I somehow made room for the cupcakes after all of that. They were moist and chocolatey with a creamy center and, I am pretty sure, the tears of a unicorn. Un-freaking-believably good.

So, go go, Cup and Cake! And get on with your bad self, Mango's. I can't wait to hit them up for their weekend brunch. I'm psyched: A vegan brunch that I don't have to drive to Austin for!

Friday, September 4, 2009

The Finger: Rage Against the Chicken

I'm adding a new segment to this blog called "The Finger", wherein I give a written "finger" to things I don't like. This was inspired by my brother who once told me that when I don't like something on TV, I should just give the TV the finger. And you know what? He was so right. It really does help.


You've seen the billboards: There's a 3-D cow, who's written a message to passersby to "Eat mor chikin". And it's really funny, because like, it's a cow, so he can't write very well, and he's trying to convince you to eat chicken instead of beef, right? Oh, anthropomorphized animal advertising for a corporation that capitalizes on the exploitation of animals, you crack me up! Your desperate-yet-futile will to live writ large is a knee-slapper.

As a Vegan Overlord, here's what I glean from this ad campaign:
1. Chick-fil-A is fully aware of the cruel deaths animals experience in factory farms.
2. They think it's hilarious.
3. They think it's so hilarious that everyone else will think it's hilarious, too. So hilarious, in fact, that they've spent a gazillion dollars on this ad campaign. They have even instituted an Annual Cow Appreciation Day on which customers get a free meal if they come in to one of their stores dressed as a cow.

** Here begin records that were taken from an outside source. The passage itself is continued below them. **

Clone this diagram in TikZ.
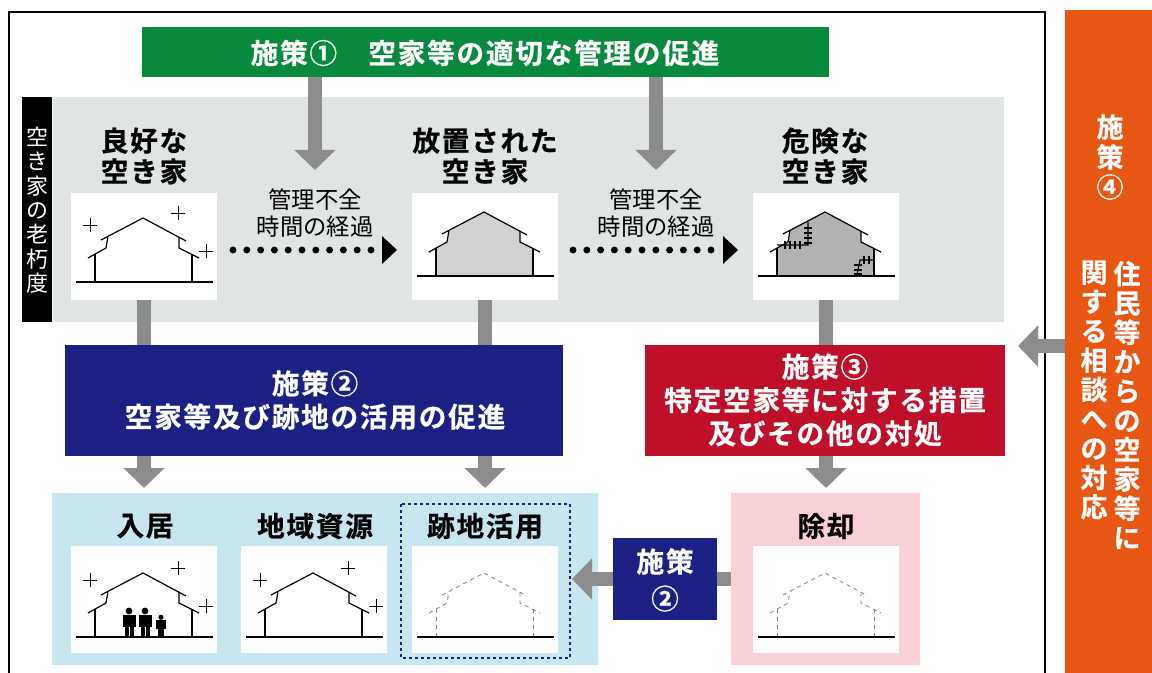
\documentclass[tikz,border=0pt]{standalone}
\usepackage{fontspec}
\setmainfont{Noto Sans CJK JP}
\newfontfamily\headfont[LetterSpace=6,FakeBold=.6]{Noto Sans CJK JP Bold}
\usetikzlibrary{arrows.meta,calc}
\definecolor{shaftgray}{RGB}{140,140,140}
\definecolor{panelgray}{RGB}{225,228,228}
\definecolor{navyblue}{RGB}{28,32,130}
\definecolor{darkred}{RGB}{190,16,40}
\definecolor{darkgreen}{RGB}{8,138,62}
\definecolor{darkorange}{RGB}{232,86,20}
\definecolor{lightblue}{RGB}{200,230,240}
\definecolor{lightpink}{RGB}{250,208,214}
\definecolor{roofgray}{RGB}{208,210,210}
\definecolor{rottengray}{RGB}{178,178,178}
\tikzset{
	box/.style={inner sep=0pt,outer sep=0pt,anchor=north west},
	head/.style={align=center,font=\headfont\fontsize{20.8}{23}\selectfont},
	banner/.style={align=center,text=white,font=\headfont\fontsize{20.8}{25}\selectfont},
	column/.style={align=center,text=white,font=\headfont\fontsize{20.3}{22}\selectfont},
	plain/.style={align=center,font=\fontsize{17.5}{20}\selectfont},
	shaft/.style={draw=shaftgray,line width=10pt},
	bigarrow/.style={draw=shaftgray,line width=10pt,-{Triangle[length=15pt,width=30pt]}},
	dotline/.style={line width=5.2pt,dash pattern=on 0pt off 10.35pt,line cap=round},
	tip/.style={fill=black,draw=none},
	crackline/.style={line width=.9pt}
}
% one white card with a house, #1 = name, #2 = x, #3 = y, #4 = fill, #5 = wall style, #6 = shift of the house
\newcommand{\housecard}[6]{
	\node[box,fill=white,minimum width=109.5pt,minimum height=80.25pt] (#1) at (#2,#3) {};
	\begin{scope}[shift={(#2,{#3+#6})}]
		\fill[#4] (24,61) -- (24,89) -- (121,89) -- (121,61) -- (108,55) -- (108,44.4) -- (72,25) -- (37,43.3) -- (35,55) -- cycle;
		\draw[#5] (24,89) -- (24,61);
		\draw[#5] (121,89) -- (121,61);
		\draw[#5] (17,65) -- (35,55) -- (37,43.3);
		\draw[#5] (30,47) -- (72,25) -- (115,48);
		\draw[#5] (108,44.4) -- (108,55) -- (128,65);
		\draw[line width=1.5pt] (5,89) -- (142,89);
	\end{scope}
}
\newcommand{\sparkles}[2]{
	\begin{scope}[shift={(#1,#2)},line width=.6pt]
		\foreach \sx/\sy in {19/32,107/20,135/58}
			{\draw (\sx-7,\sy) -- (\sx+7,\sy) (\sx,\sy-7) -- (\sx,\sy+7);}
	\end{scope}
}
\newcommand{\person}[3]{
	\begin{scope}[shift={(#1,#2)},scale=#3]
		\fill (0,-25) circle (3.4);
		\fill (-6.5,-21) rectangle (6.5,-9);
		\fill (-4.5,-9) rectangle (-.5,0);
		\fill (.5,-9) rectangle (4.5,0);
	\end{scope}
}
\begin{document}
\begin{tikzpicture}[x=.75pt,y=-.75pt]
	\useasboundingbox (0,0) rectangle (1152,673);
	% frame
	\draw[line width=.9pt] (9,673) -- (9,12) -- (1045,12) -- (1045,673);
	\node[box,fill=darkorange,minimum width=65.25pt,minimum height=497.25pt] (orange) at (1065,10) {};
	\node[box,fill=panelgray,minimum width=713.25pt,minimum height=168.75pt] (panel) at (53,97) {};
	\node[box,fill=black,minimum width=22.5pt,minimum height=168.75pt] (agebar) at (22,97) {};
	\node[box,fill=darkgreen,minimum width=515.25pt,minimum height=37.5pt] (green) at (142,27) {};
	\node[box,fill=navyblue,minimum width=373.5pt,minimum height=83.25pt] (blue) at (65,345) {};
	\node[box,fill=darkred,minimum width=270pt,minimum height=83.25pt] (red) at (645,345) {};
	\node[box,fill=lightblue,minimum width=409.5pt,minimum height=129pt] (reuse) at (52,493) {};
	\node[box,fill=lightpink,minimum width=141.75pt,minimum height=129pt] (demolish) at (731,493) {};
	\node[box,fill=navyblue,minimum width=78pt,minimum height=61.5pt] (smallblue) at (613,538) {};

	% cards
	\housecard{good}{71}{193}{white}{line width=.9pt}{0}
	\sparkles{71}{193}
	\housecard{left}{412}{193}{roofgray}{line width=.9pt}{-6}
	\housecard{danger}{753}{193}{rottengray}{line width=.9pt}{-6}
	\housecard{move}{71}{546}{white}{line width=.9pt}{2}
	\sparkles{71}{548}
	\person{129}{636}{1}
	\person{145}{636}{1}
	\person{161}{636}{.75}
	\housecard{local}{241}{546}{white}{line width=.9pt}{2}
	\sparkles{241}{548}
	\housecard{site}{412}{546}{white}{line width=.6pt,dashed,draw=gray}{2}
	\housecard{gone}{753}{546}{white}{line width=.6pt,dashed,draw=gray}{2}
	\draw[navyblue,line width=1.5pt,dash pattern=on 2pt off 2.5pt] (401,504) rectangle (570,658);

	% cracks in the third house
	\draw[crackline] (777,245) -- (808,245) -- (808,222) (874,260) -- (860,260) -- (857,275);
	\foreach \cx in {785,790,795,800} {\draw[crackline] (\cx,241) -- (\cx,249);}
	\foreach \cy in {228,233,238,243} {\draw[crackline] (804,\cy) -- (812,\cy);}
	\foreach \cx in {864,869} {\draw[crackline] (\cx,256) -- (\cx,264);}
	\foreach \cy in {265,270,274} {\draw[crackline] (854,\cy) -- (862,\cy);}

	% arrows
	\coordinate (g1) at (315,77);
	\coordinate (g2) at (656,77);
	\coordinate (e1) at (315,170);
	\coordinate (e2) at (656,170);
	\coordinate (e3) at (572,579);
	\coordinate (e4) at (1018,346);
	\draw[bigarrow] (g1) -- (e1);
	\draw[bigarrow] (g2) -- (e2);
	\draw[shaft] (good.south) -- (good.south |- blue.north);
	\draw[shaft] (left.south) -- (left.south |- blue.north);
	\draw[shaft] (danger.south) -- (danger.south |- red.north);
	\draw[bigarrow] (good.south |- blue.south) -- ($(good.south |- reuse.north)+(0,-5)$);
	\draw[bigarrow] (left.south |- blue.south) -- ($(left.south |- reuse.north)+(0,-5)$);
	\draw[bigarrow] (danger.south |- red.south) -- ($(danger.south |- demolish.north)+(0,-5)$);
	\draw[shaft] (demolish.west |- smallblue.east) -- (smallblue.east);
	\draw[bigarrow] (smallblue.west) -- (e3);
	\draw[bigarrow] (orange.west |- e4) -- (e4);

	% dotted arrows
	\coordinate (d1) at (233,250);
	\coordinate (d2) at (573,250);
	\coordinate (d3) at (376,250);
	\coordinate (d4) at (716,250);
	\draw[dotline] (d1) -- (d3);
	\draw[dotline] (d2) -- (d4);
	\fill[tip] (382,236) -- (397,250) -- (382,264) -- cycle;
	\fill[tip] (723,236) -- (738,250) -- (723,264) -- cycle;

	% texts
	\node[banner] (t1) at (485,53) {施策①　空家等の適切な管理の促進};
	\node[head] (t2) at (144,156) {良好な\\空き家};
	\node[head] (t3) at (485,156) {放置された\\空き家};
	\node[head] (t4) at (825,156) {危険な\\空き家};
	\node[plain] (t5) at (315,213) {管理不全\\時間の経過};
	\node[plain] (t6) at (656,213) {管理不全\\時間の経過};
	\node[banner] (t7) at (315,400) {施策②\\空家等及び跡地の活用の促進};
	\node[banner] (t8) at (825,400) {施策③\\特定空家等に対する措置\\及びその他の対処};
	\node[head] (t9) at (145,526) {入居};
	\node[head] (t10) at (315,526) {地域資源};
	\node[head] (t11) at (485,526) {跡地活用};
	\node[head] (t12) at (826,526) {除却};
	\node[banner,font=\headfont\fontsize{20.8}{27.75}\selectfont] (t13) at (665,580) {施策\\②};
	\node[align=center,text=white,font=\fontsize{16.5}{18.25}\selectfont] (t14) at (37.5,210) {空\\き\\家\\の\\老\\朽\\度};
	\node[column,font=\headfont\fontsize{20.3}{22.5}\selectfont] (t15) at (1110,157) {施\\策\\④};
	\node[column] (t16) at (1127,405) {住\\民\\等\\か\\ら\\の\\空\\家\\等\\に};
	\node[column] (t17) at (1094,390) {関\\す\\る\\相\\談\\へ\\の\\対\\応};
\end{tikzpicture}
\end{document}
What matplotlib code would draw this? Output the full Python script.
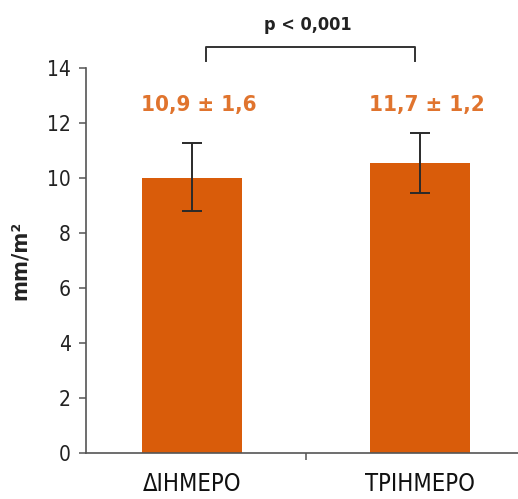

Huh. Check out this information from an Humane Society report on the "Welfare of Animals in the Meat, Egg, and Dairy Industries":

"Each year in the United States, 10 billion land animals are raised and killed for meat, eggs, and milk. Statistically, farm animals comprise 98 percent of all animals in the country with whom we interact directly... Of the 10 billion land animals killed annually in the United States, 95 percent are birds, and the overwhelming majority are "broiler" chickens raised for meat, 1 million killed each hour... The poultry industry has used selective breeding and growth-promoting antibiotics to produce birds whose bodies "are on the verge of structural collapse." To put their growth rate into perspective, the University of Arkansas Division of Agriculture reports, "If you grew as fast as a chicken, you'd weigh 349 pounds at age 2."... Hens are given less space than the area of a letter-sized sheet of paper in which to eat, sleep, lay eggs, and defecate... As slaughter lines run at rapid speeds (up to 8,400 chickens per hour), mistakes are common and some birds are still conscious as they enter tanks of scalding water intended to loosen their feathers."

Yeah, boy! That's a hoot and a half! And this report doesn't even talk about things like debeaking, or how the growth hormones pumped into these chickens effect the humans who eat them.

And so, I give Chick-fil-A The Finger, not only for contributing to cruelty to animals on a massive scale, but for making light of it in the name of profits.

Later, minions. Back soon with a much happier entry about cupcakes. For now, I've gotta go sick up.

Tuesday, September 1, 2009

Coming soon!!

Later this week, expect a rant about those stupid Chick-fil-a billboards, and a review of the BBQ Tofu Sandwich and the Chocolate and Vanilla Cream with a Curly Theme cupcakes (from Cup and Cake Bakery) at Mango's!!

Until then, may the Force be with you.